Being busy does not mean we are successful, happy or even good at what we do. It can mean we are invigorated by our work and enjoy filling every free minute doing or thinking about it. But often, we are busy because of someone else's poor planning, emergency or inefficiency.

Successful leaders find a way to minimize the impact of these distractions and take control of their time.

What would you say you do here?

Without the benefit of a skilled executive assistant providing gatekeeper services to guard their door or calendar, many leaders must find ways to directly handle pop-ins, emergencies and other time-sucking distractions. The best way to handle such distractions and move from reactive to proactive is to start with a 15-minute, three-step reality check.

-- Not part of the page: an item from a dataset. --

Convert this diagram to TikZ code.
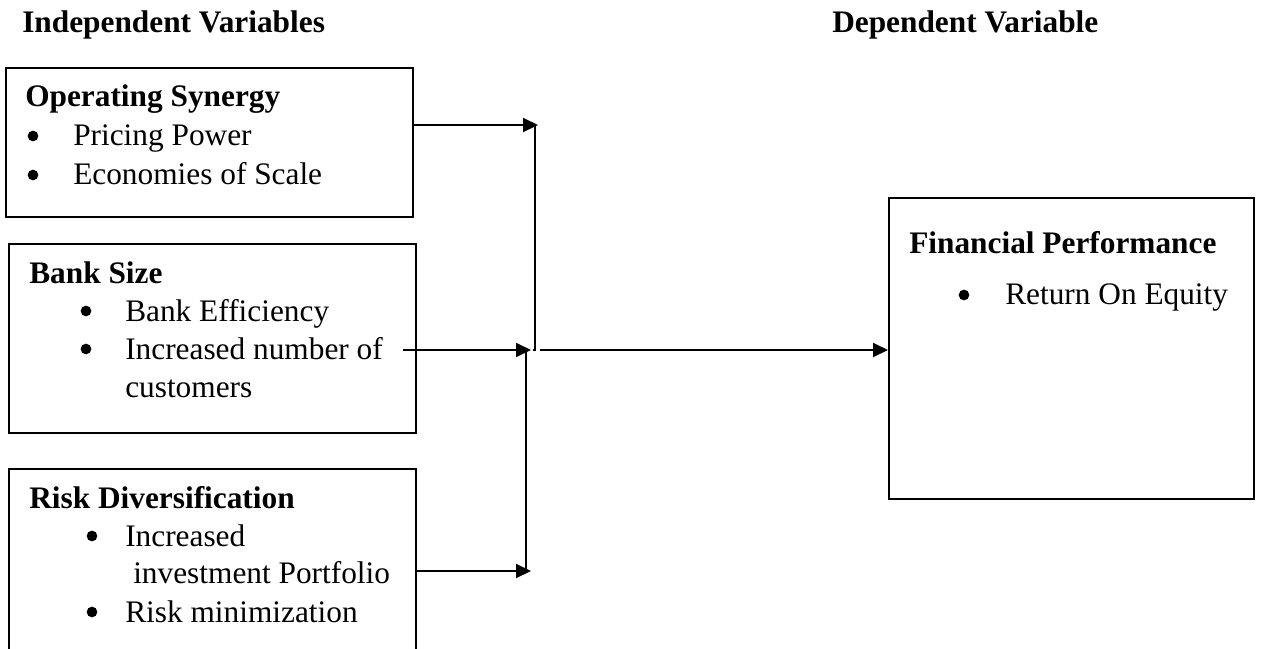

  1. Print last week's calendar and adjust it for accuracy. What meetings happened or did not, and how long did they last?
  2. Note the start and end time of each day. Be sure to include notes for any time a commute or other time physically out of the office was used for work.
  3. Tally up the total hours worked, then break that total into one of these three categories: meeting, getting work done, other.

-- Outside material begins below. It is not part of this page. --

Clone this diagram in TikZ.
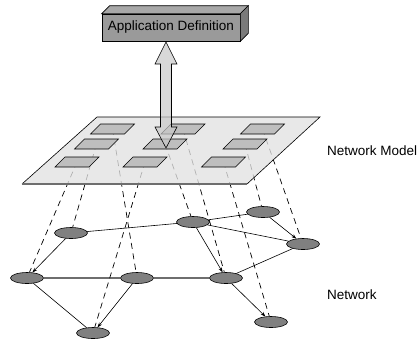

Most of my clients are shocked to discover that they spend more time on "other" than meetings and getting work done combined. Conversely, they are often relieved to see they are working as many hours as they feel like they are working — though only because it justifies how tired they are, not how productive they have been.

The space between

To gain more control over our calendar, we can take a lesson from the principles of Ikebana, the beautiful and highly controlled Japanese art of flower arranging. In Ikebana, empty space is an essential component of each arrangement.

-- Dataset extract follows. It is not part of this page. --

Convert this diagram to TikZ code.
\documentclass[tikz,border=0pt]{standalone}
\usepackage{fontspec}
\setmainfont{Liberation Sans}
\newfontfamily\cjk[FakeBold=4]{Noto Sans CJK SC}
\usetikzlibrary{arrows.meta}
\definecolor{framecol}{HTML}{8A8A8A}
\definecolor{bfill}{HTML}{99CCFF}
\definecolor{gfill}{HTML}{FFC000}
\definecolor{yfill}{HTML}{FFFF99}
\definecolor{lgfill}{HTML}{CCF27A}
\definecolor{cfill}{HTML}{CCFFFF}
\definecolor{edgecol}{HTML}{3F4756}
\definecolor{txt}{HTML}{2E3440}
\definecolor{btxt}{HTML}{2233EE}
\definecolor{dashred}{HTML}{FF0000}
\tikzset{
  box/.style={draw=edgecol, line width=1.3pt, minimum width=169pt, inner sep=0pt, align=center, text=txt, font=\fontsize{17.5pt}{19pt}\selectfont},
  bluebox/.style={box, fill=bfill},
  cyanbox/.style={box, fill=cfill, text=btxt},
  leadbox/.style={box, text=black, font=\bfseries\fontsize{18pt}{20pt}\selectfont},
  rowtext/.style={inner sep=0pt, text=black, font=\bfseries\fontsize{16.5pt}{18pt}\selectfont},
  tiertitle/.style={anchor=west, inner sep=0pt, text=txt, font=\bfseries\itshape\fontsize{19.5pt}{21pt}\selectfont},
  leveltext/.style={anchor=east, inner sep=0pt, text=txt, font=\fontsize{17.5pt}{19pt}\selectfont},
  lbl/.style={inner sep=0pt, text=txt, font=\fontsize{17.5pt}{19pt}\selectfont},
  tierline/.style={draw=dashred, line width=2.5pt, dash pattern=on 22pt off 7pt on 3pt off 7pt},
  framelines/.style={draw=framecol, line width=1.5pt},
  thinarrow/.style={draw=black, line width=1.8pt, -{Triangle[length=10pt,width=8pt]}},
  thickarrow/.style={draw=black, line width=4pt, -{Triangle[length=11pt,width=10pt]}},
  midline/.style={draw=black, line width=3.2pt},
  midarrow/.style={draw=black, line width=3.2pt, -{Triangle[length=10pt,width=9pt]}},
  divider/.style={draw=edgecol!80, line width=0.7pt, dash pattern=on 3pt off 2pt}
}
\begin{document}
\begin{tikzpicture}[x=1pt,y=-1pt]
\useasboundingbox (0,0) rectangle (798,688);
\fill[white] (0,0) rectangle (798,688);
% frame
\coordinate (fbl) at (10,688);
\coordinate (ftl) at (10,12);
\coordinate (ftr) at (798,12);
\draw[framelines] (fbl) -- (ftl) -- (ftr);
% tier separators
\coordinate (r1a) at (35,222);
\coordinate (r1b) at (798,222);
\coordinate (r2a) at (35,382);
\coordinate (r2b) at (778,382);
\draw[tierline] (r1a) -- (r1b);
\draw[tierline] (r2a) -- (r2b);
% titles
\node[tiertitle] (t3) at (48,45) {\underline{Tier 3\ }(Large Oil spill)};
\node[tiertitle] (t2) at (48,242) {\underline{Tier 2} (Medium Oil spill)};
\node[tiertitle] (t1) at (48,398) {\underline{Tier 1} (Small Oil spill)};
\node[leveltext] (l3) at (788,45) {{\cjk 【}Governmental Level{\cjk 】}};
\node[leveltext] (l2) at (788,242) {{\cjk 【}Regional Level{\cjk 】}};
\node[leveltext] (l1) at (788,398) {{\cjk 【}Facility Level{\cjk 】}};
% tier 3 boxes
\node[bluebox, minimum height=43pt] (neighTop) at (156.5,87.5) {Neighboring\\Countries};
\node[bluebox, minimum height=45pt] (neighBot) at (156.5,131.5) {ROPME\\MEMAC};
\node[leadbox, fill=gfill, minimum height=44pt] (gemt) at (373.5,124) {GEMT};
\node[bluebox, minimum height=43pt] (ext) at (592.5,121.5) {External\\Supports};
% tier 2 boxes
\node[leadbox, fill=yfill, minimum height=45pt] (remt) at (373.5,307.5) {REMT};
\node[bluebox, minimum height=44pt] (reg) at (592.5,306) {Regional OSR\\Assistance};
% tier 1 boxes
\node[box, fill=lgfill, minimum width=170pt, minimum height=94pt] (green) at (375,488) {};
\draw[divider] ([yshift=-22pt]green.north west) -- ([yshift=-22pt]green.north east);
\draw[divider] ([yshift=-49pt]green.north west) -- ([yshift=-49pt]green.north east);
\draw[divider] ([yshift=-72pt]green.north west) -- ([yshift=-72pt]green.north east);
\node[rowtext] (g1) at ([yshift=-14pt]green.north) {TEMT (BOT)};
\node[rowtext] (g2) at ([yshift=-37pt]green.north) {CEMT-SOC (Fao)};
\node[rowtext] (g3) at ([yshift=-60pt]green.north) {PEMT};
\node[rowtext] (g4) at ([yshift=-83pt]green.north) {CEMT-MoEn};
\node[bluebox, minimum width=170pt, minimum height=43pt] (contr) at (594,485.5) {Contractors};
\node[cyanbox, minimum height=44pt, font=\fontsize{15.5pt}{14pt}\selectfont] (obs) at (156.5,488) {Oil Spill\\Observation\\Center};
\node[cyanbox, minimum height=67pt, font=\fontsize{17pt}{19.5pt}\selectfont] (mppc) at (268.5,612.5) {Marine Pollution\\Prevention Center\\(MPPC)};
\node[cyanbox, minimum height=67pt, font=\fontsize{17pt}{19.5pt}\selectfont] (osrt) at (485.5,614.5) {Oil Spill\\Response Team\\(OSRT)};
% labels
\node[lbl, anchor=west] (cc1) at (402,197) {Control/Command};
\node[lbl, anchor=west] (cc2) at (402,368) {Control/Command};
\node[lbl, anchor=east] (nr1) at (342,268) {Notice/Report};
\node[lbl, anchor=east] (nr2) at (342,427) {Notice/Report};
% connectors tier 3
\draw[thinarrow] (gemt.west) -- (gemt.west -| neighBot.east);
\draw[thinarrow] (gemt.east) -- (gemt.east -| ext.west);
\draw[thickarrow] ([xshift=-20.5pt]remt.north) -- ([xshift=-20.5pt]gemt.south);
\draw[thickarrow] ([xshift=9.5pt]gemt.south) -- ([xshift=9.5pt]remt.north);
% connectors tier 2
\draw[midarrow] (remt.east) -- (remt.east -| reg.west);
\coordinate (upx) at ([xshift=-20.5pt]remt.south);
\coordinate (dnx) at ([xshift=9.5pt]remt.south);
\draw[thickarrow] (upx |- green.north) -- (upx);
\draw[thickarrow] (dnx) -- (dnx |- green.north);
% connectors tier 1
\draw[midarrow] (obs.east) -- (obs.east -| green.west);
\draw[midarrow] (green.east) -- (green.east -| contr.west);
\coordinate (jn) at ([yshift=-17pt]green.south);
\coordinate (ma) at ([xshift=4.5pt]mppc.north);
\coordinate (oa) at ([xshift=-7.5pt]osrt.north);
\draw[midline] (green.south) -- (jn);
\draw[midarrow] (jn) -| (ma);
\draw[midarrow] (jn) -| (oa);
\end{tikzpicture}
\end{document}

Like these skilled flower arrangers, veteran executive assistants also understand the important role of space in creating a beautiful, controlled calendar. Those of us without a gatekeeper will have to use the knowledge we gained from our reality check to take matters into our own hands.

To open up space in our day requires accounting for and appropriately arranging the different components. As such, it helps to lay out those components in front of us. For example, it takes time to get to and from meetings; and to prepare for the meeting and to process what happened in it. And informal discussions, emergencies, thinking or doing deep work also take time.

Each of these components of our day should be accounted for on the calendar. Once they are, they must be arranged to ensure there is space between each event.

Next steps

Though nonexempt employees must track every minute of every week, most of us have not had to do that in a while. Yet noting where we spend our time is the best way to regain control of it.

Doing so regularly will help create and maintain the space we need to successfully lead our teams.